=== Supplied data ===

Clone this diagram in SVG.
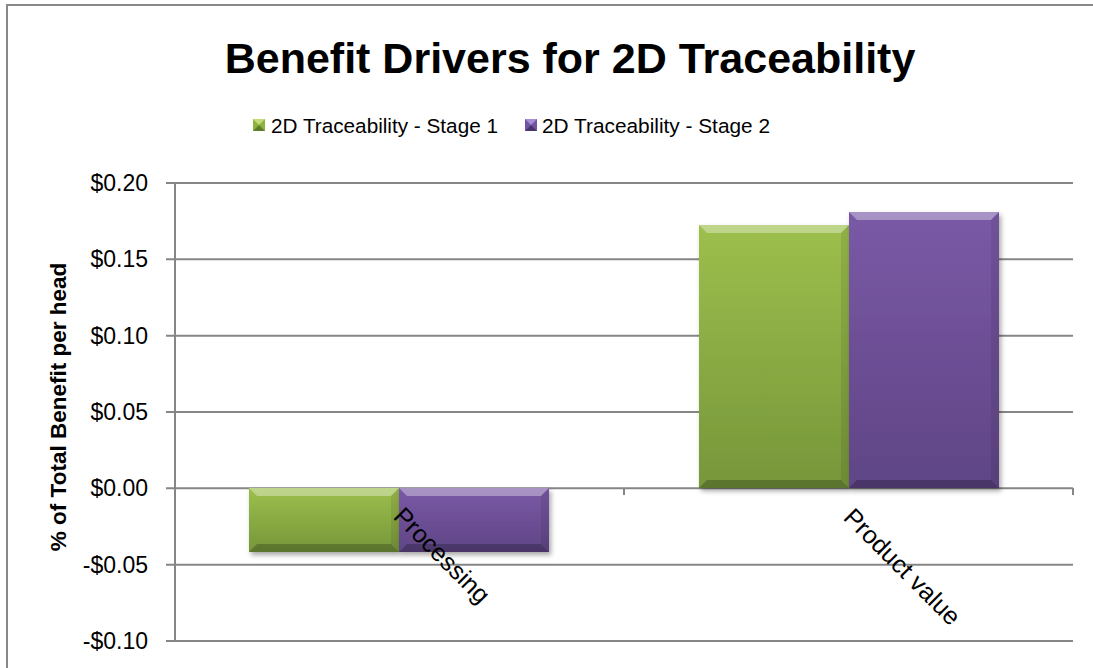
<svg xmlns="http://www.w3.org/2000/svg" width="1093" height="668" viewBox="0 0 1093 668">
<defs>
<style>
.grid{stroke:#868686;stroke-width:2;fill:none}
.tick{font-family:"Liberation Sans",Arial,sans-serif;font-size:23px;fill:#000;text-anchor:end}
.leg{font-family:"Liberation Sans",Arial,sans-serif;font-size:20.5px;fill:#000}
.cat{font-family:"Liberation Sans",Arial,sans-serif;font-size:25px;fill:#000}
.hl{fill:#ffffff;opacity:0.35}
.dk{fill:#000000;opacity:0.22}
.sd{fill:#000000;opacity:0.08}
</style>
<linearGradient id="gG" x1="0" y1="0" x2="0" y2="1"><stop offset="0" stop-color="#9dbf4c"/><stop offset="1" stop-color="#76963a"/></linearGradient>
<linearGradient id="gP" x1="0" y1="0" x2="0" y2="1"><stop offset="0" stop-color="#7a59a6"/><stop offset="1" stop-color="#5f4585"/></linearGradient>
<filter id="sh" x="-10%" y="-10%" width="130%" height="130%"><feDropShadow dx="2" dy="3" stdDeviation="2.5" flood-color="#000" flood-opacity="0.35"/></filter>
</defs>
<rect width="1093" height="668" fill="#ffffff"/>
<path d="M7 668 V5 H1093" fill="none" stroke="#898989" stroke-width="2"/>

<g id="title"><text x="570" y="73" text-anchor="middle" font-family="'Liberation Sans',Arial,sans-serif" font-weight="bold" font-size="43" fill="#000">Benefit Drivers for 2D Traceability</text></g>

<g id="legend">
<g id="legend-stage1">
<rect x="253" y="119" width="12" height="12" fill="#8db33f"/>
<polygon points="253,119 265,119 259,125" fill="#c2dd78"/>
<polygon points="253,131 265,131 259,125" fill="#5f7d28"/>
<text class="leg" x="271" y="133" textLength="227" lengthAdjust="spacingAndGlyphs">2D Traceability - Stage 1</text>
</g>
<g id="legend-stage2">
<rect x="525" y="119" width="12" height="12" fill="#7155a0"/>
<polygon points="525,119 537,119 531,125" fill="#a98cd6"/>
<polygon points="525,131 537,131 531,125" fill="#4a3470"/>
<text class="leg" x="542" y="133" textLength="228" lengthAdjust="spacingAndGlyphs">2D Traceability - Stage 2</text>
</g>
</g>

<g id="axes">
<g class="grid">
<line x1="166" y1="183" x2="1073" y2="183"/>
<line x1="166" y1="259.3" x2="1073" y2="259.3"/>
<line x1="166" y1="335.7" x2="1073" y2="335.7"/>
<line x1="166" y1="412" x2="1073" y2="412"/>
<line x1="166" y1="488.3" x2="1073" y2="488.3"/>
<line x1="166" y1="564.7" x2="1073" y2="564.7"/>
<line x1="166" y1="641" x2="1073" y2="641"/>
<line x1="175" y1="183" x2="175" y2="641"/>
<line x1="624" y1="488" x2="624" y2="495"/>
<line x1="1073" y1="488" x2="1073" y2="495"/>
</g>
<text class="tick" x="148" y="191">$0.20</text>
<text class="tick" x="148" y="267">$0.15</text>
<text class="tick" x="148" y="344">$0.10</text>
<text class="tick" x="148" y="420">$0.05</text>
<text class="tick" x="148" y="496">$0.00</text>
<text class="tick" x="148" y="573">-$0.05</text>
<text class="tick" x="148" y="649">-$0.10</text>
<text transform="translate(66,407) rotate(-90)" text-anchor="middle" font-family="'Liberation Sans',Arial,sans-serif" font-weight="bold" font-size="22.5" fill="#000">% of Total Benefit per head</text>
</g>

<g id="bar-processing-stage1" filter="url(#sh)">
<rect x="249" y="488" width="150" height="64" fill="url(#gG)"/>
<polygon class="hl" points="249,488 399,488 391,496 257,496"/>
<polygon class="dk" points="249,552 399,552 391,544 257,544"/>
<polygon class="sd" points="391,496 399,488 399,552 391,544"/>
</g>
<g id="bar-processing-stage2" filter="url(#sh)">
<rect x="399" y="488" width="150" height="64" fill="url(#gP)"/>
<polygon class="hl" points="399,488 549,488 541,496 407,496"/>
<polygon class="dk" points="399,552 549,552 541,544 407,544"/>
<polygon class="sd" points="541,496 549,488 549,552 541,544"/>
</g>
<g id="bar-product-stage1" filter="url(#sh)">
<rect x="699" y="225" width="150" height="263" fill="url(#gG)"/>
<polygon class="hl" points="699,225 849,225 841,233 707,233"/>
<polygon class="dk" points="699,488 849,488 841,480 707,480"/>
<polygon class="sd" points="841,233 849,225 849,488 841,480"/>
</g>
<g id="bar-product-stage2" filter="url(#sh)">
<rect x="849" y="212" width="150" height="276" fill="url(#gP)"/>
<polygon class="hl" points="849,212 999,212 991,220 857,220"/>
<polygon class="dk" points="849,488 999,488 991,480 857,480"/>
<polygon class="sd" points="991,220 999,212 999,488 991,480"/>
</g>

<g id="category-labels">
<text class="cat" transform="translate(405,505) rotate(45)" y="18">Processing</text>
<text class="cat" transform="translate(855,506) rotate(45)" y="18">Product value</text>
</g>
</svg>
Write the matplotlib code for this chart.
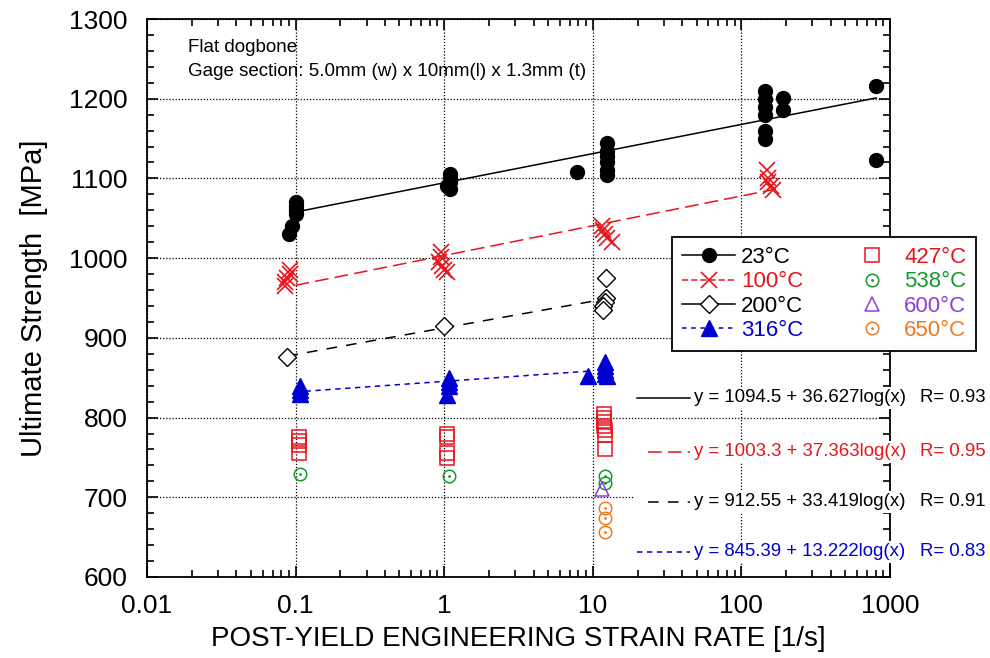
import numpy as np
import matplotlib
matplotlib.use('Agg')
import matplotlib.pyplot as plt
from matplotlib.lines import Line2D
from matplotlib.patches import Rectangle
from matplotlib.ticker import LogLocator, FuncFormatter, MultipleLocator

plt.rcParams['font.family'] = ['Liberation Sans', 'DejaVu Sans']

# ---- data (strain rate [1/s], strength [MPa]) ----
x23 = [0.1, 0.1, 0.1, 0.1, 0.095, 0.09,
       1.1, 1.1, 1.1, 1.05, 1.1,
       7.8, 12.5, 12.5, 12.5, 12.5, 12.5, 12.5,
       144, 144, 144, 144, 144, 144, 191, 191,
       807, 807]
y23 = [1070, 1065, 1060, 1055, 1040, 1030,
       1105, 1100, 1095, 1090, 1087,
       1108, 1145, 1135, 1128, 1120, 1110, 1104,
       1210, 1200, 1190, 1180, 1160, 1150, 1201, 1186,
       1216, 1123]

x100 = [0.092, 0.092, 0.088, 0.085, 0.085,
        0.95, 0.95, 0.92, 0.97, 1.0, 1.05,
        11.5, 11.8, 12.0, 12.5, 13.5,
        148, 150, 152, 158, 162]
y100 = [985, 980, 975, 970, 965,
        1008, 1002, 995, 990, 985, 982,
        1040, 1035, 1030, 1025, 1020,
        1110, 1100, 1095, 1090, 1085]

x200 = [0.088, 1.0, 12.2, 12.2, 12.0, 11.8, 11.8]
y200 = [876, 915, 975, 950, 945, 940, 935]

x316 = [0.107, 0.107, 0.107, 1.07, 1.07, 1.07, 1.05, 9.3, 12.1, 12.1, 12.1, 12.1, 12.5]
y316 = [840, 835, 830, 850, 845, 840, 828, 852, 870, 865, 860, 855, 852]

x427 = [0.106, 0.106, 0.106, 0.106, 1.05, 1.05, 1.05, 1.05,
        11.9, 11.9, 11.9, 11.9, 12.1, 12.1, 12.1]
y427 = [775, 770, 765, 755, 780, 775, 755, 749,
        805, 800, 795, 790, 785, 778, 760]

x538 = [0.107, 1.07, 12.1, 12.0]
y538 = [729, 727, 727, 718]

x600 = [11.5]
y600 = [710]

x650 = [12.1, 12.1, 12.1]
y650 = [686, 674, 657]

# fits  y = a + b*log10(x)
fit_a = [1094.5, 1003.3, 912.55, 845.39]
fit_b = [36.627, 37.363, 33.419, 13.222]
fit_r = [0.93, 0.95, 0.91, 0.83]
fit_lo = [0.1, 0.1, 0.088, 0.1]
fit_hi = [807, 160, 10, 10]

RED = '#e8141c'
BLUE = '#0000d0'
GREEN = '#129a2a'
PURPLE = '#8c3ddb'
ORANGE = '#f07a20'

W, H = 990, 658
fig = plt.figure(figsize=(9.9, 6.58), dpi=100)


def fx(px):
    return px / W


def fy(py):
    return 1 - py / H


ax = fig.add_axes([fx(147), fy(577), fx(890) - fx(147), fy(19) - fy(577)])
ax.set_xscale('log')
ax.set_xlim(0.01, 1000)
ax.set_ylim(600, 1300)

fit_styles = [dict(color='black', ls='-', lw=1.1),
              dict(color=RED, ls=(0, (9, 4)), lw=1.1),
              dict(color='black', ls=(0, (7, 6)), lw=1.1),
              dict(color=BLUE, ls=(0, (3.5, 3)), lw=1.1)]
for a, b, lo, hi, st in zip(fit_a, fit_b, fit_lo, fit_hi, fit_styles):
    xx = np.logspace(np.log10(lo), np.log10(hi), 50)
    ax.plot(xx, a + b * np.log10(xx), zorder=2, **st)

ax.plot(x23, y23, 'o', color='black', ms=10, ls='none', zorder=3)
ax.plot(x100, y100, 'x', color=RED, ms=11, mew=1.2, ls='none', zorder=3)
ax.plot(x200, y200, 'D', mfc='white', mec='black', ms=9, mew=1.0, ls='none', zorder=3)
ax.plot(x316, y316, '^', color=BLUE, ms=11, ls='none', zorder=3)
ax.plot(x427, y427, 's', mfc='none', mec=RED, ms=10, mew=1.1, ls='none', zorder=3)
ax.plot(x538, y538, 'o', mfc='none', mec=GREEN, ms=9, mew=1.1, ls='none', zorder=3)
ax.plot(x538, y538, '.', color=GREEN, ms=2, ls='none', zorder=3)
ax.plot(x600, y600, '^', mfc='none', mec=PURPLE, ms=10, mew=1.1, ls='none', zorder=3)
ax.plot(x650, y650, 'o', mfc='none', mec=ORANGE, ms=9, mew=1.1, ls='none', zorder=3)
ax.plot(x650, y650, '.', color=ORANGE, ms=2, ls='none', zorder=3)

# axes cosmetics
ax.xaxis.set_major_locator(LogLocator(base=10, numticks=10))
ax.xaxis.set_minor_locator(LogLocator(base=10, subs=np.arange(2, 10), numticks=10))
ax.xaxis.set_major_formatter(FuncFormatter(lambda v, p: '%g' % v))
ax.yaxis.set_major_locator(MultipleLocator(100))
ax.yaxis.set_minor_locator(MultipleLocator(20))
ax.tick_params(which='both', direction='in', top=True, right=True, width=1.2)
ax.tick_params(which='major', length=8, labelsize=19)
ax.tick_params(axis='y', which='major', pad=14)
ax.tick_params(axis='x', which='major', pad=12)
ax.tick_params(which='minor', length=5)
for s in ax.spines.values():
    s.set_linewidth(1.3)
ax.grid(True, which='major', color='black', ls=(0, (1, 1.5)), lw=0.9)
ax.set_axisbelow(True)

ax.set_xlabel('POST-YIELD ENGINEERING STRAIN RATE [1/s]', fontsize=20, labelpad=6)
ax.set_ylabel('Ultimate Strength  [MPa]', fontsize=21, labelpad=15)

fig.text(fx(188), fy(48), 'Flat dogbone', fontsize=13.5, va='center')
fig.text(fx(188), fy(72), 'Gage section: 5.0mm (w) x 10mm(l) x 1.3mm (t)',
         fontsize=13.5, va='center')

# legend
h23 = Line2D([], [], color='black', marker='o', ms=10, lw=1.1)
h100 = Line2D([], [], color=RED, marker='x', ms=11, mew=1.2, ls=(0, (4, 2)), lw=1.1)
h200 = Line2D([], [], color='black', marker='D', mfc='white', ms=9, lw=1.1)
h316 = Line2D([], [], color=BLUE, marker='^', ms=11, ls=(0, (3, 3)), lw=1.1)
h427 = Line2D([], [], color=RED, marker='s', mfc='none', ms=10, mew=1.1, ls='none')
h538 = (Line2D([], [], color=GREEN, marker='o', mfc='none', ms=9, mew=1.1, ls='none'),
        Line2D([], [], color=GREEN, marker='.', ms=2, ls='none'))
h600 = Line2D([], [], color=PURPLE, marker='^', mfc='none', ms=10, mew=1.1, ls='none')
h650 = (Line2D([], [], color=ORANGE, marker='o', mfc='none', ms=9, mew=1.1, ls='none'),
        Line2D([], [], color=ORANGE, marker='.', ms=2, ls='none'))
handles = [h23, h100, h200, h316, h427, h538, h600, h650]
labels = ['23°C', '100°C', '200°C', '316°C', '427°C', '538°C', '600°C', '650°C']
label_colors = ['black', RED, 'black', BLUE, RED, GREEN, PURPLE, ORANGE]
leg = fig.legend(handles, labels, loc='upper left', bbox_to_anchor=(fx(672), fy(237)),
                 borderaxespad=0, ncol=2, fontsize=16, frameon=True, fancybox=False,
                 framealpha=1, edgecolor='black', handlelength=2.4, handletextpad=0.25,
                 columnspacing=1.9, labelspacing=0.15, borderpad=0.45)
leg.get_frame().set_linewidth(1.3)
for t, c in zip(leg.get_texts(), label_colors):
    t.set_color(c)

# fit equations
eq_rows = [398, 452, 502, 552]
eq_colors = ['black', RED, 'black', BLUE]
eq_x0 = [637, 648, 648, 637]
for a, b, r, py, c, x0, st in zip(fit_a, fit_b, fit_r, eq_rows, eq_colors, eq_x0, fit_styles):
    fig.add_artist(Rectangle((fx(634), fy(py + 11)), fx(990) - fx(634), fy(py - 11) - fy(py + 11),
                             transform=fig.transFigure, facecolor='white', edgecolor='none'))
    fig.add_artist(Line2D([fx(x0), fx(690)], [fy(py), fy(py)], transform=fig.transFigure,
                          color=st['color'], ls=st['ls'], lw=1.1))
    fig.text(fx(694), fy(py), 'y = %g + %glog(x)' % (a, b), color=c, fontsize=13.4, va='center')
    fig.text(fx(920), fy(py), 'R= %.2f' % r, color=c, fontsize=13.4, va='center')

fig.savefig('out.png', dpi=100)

===

# Short exercise
Repeat the records above exactly, from the first line through the line that contains "for 2D Traceability</text></g>", and leave out the pictures.

# Answer to the problem
Clone this diagram in SVG.
<svg xmlns="http://www.w3.org/2000/svg" width="1093" height="668" viewBox="0 0 1093 668">
<defs>
<style>
.grid{stroke:#868686;stroke-width:2;fill:none}
.tick{font-family:"Liberation Sans",Arial,sans-serif;font-size:23px;fill:#000;text-anchor:end}
.leg{font-family:"Liberation Sans",Arial,sans-serif;font-size:20.5px;fill:#000}
.cat{font-family:"Liberation Sans",Arial,sans-serif;font-size:25px;fill:#000}
.hl{fill:#ffffff;opacity:0.35}
.dk{fill:#000000;opacity:0.22}
.sd{fill:#000000;opacity:0.08}
</style>
<linearGradient id="gG" x1="0" y1="0" x2="0" y2="1"><stop offset="0" stop-color="#9dbf4c"/><stop offset="1" stop-color="#76963a"/></linearGradient>
<linearGradient id="gP" x1="0" y1="0" x2="0" y2="1"><stop offset="0" stop-color="#7a59a6"/><stop offset="1" stop-color="#5f4585"/></linearGradient>
<filter id="sh" x="-10%" y="-10%" width="130%" height="130%"><feDropShadow dx="2" dy="3" stdDeviation="2.5" flood-color="#000" flood-opacity="0.35"/></filter>
</defs>
<rect width="1093" height="668" fill="#ffffff"/>
<path d="M7 668 V5 H1093" fill="none" stroke="#898989" stroke-width="2"/>

<g id="title"><text x="570" y="73" text-anchor="middle" font-family="'Liberation Sans',Arial,sans-serif" font-weight="bold" font-size="43" fill="#000">Benefit Drivers for 2D Traceability</text></g>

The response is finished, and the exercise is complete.